## Source excerpt
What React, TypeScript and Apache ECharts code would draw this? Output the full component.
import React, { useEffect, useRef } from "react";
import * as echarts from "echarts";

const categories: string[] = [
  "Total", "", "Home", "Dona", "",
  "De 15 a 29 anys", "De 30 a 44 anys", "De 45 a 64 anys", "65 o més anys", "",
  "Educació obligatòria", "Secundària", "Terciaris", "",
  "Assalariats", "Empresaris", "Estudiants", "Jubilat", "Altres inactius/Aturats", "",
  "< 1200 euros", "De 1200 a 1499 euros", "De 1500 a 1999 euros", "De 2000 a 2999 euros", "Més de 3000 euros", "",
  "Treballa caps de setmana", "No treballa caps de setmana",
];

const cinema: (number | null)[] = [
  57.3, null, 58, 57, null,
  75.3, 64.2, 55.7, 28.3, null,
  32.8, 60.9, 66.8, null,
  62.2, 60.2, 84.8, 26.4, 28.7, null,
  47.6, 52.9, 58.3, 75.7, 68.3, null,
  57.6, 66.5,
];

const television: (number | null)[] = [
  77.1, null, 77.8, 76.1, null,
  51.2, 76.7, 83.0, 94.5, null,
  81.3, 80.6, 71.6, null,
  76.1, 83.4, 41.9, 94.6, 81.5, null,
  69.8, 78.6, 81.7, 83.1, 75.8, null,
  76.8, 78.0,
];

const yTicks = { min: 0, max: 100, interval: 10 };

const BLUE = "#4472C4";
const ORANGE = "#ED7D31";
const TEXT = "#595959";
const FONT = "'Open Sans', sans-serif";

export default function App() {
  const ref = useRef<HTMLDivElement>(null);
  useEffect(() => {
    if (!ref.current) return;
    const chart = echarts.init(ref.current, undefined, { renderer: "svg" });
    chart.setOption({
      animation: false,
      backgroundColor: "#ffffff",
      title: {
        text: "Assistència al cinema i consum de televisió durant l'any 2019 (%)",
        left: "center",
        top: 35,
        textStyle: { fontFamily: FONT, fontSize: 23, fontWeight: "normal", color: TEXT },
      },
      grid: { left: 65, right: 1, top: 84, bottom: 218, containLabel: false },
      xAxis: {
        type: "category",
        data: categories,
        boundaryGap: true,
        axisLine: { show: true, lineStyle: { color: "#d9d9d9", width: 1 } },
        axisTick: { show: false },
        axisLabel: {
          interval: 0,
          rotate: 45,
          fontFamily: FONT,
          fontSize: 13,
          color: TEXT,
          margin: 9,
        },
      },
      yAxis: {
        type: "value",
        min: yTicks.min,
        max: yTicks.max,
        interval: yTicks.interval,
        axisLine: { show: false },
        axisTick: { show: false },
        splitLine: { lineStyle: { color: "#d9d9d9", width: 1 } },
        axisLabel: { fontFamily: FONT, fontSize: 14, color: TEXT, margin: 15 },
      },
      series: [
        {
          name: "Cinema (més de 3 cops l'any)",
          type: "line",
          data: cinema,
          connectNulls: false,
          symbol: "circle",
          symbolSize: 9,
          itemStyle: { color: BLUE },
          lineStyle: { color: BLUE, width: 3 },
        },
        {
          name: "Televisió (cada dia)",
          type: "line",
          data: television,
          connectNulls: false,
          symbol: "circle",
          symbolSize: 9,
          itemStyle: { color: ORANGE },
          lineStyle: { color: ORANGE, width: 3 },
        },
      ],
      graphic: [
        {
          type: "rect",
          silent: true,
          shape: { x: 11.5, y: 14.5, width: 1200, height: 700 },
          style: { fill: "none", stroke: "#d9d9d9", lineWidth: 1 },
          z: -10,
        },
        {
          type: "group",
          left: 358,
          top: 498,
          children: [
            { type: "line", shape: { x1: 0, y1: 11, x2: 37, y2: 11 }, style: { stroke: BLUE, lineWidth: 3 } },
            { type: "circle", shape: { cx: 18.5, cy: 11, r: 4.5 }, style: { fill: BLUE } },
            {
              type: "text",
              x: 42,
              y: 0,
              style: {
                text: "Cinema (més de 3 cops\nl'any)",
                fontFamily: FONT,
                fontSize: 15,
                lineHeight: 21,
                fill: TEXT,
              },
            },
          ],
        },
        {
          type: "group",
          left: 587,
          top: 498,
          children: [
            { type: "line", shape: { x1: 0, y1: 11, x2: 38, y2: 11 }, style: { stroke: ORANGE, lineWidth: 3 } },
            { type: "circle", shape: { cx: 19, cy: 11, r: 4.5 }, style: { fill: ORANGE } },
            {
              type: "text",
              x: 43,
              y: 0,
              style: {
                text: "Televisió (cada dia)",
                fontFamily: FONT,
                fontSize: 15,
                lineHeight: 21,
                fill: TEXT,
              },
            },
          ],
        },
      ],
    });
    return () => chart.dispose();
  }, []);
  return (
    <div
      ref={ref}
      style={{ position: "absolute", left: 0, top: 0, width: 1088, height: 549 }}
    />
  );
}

## Task objective
Reproduce all of the material above word for word.

## Solution to the problem
What React, TypeScript and Apache ECharts code would draw this? Output the full component.
import React, { useEffect, useRef } from "react";
import * as echarts from "echarts";

const categories: string[] = [
  "Total", "", "Home", "Dona", "",
  "De 15 a 29 anys", "De 30 a 44 anys", "De 45 a 64 anys", "65 o més anys", "",
  "Educació obligatòria", "Secundària", "Terciaris", "",
  "Assalariats", "Empresaris", "Estudiants", "Jubilat", "Altres inactius/Aturats", "",
  "< 1200 euros", "De 1200 a 1499 euros", "De 1500 a 1999 euros", "De 2000 a 2999 euros", "Més de 3000 euros", "",
  "Treballa caps de setmana", "No treballa caps de setmana",
];

const cinema: (number | null)[] = [
  57.3, null, 58, 57, null,
  75.3, 64.2, 55.7, 28.3, null,
  32.8, 60.9, 66.8, null,
  62.2, 60.2, 84.8, 26.4, 28.7, null,
  47.6, 52.9, 58.3, 75.7, 68.3, null,
  57.6, 66.5,
];

const television: (number | null)[] = [
  77.1, null, 77.8, 76.1, null,
  51.2, 76.7, 83.0, 94.5, null,
  81.3, 80.6, 71.6, null,
  76.1, 83.4, 41.9, 94.6, 81.5, null,
  69.8, 78.6, 81.7, 83.1, 75.8, null,
  76.8, 78.0,
];

const yTicks = { min: 0, max: 100, interval: 10 };

const BLUE = "#4472C4";
const ORANGE = "#ED7D31";
const TEXT = "#595959";
const FONT = "'Open Sans', sans-serif";

export default function App() {
  const ref = useRef<HTMLDivElement>(null);
  useEffect(() => {
    if (!ref.current) return;
    const chart = echarts.init(ref.current, undefined, { renderer: "svg" });
    chart.setOption({
      animation: false,
      backgroundColor: "#ffffff",
      title: {
        text: "Assistència al cinema i consum de televisió durant l'any 2019 (%)",
        left: "center",
        top: 35,
        textStyle: { fontFamily: FONT, fontSize: 23, fontWeight: "normal", color: TEXT },
      },
      grid: { left: 65, right: 1, top: 84, bottom: 218, containLabel: false },
      xAxis: {
        type: "category",
        data: categories,
        boundaryGap: true,
        axisLine: { show: true, lineStyle: { color: "#d9d9d9", width: 1 } },
        axisTick: { show: false },
        axisLabel: {
          interval: 0,
          rotate: 45,
          fontFamily: FONT,
          fontSize: 13,
          color: TEXT,
          margin: 9,
        },
      },
      yAxis: {
        type: "value",
        min: yTicks.min,
        max: yTicks.max,
        interval: yTicks.interval,
        axisLine: { show: false },
        axisTick: { show: false },
        splitLine: { lineStyle: { color: "#d9d9d9", width: 1 } },
        axisLabel: { fontFamily: FONT, fontSize: 14, color: TEXT, margin: 15 },
      },
      series: [
        {
          name: "Cinema (més de 3 cops l'any)",
          type: "line",
          data: cinema,
          connectNulls: false,
          symbol: "circle",
          symbolSize: 9,
          itemStyle: { color: BLUE },
          lineStyle: { color: BLUE, width: 3 },
        },
        {
          name: "Televisió (cada dia)",
          type: "line",
          data: television,
          connectNulls: false,
          symbol: "circle",
          symbolSize: 9,
          itemStyle: { color: ORANGE },
          lineStyle: { color: ORANGE, width: 3 },
        },
      ],
      graphic: [
        {
          type: "rect",
          silent: true,
          shape: { x: 11.5, y: 14.5, width: 1200, height: 700 },
          style: { fill: "none", stroke: "#d9d9d9", lineWidth: 1 },
          z: -10,
        },
        {
          type: "group",
          left: 358,
          top: 498,
          children: [
            { type: "line", shape: { x1: 0, y1: 11, x2: 37, y2: 11 }, style: { stroke: BLUE, lineWidth: 3 } },
            { type: "circle", shape: { cx: 18.5, cy: 11, r: 4.5 }, style: { fill: BLUE } },
            {
              type: "text",
              x: 42,
              y: 0,
              style: {
                text: "Cinema (més de 3 cops\nl'any)",
                fontFamily: FONT,
                fontSize: 15,
                lineHeight: 21,
                fill: TEXT,
              },
            },
          ],
        },
        {
          type: "group",
          left: 587,
          top: 498,
          children: [
            { type: "line", shape: { x1: 0, y1: 11, x2: 38, y2: 11 }, style: { stroke: ORANGE, lineWidth: 3 } },
            { type: "circle", shape: { cx: 19, cy: 11, r: 4.5 }, style: { fill: ORANGE } },
            {
              type: "text",
              x: 43,
              y: 0,
              style: {
                text: "Televisió (cada dia)",
                fontFamily: FONT,
                fontSize: 15,
                lineHeight: 21,
                fill: TEXT,
              },
            },
          ],
        },
      ],
    });
    return () => chart.dispose();
  }, []);
  return (
    <div
      ref={ref}
      style={{ position: "absolute", left: 0, top: 0, width: 1088, height: 549 }}
    />
  );
}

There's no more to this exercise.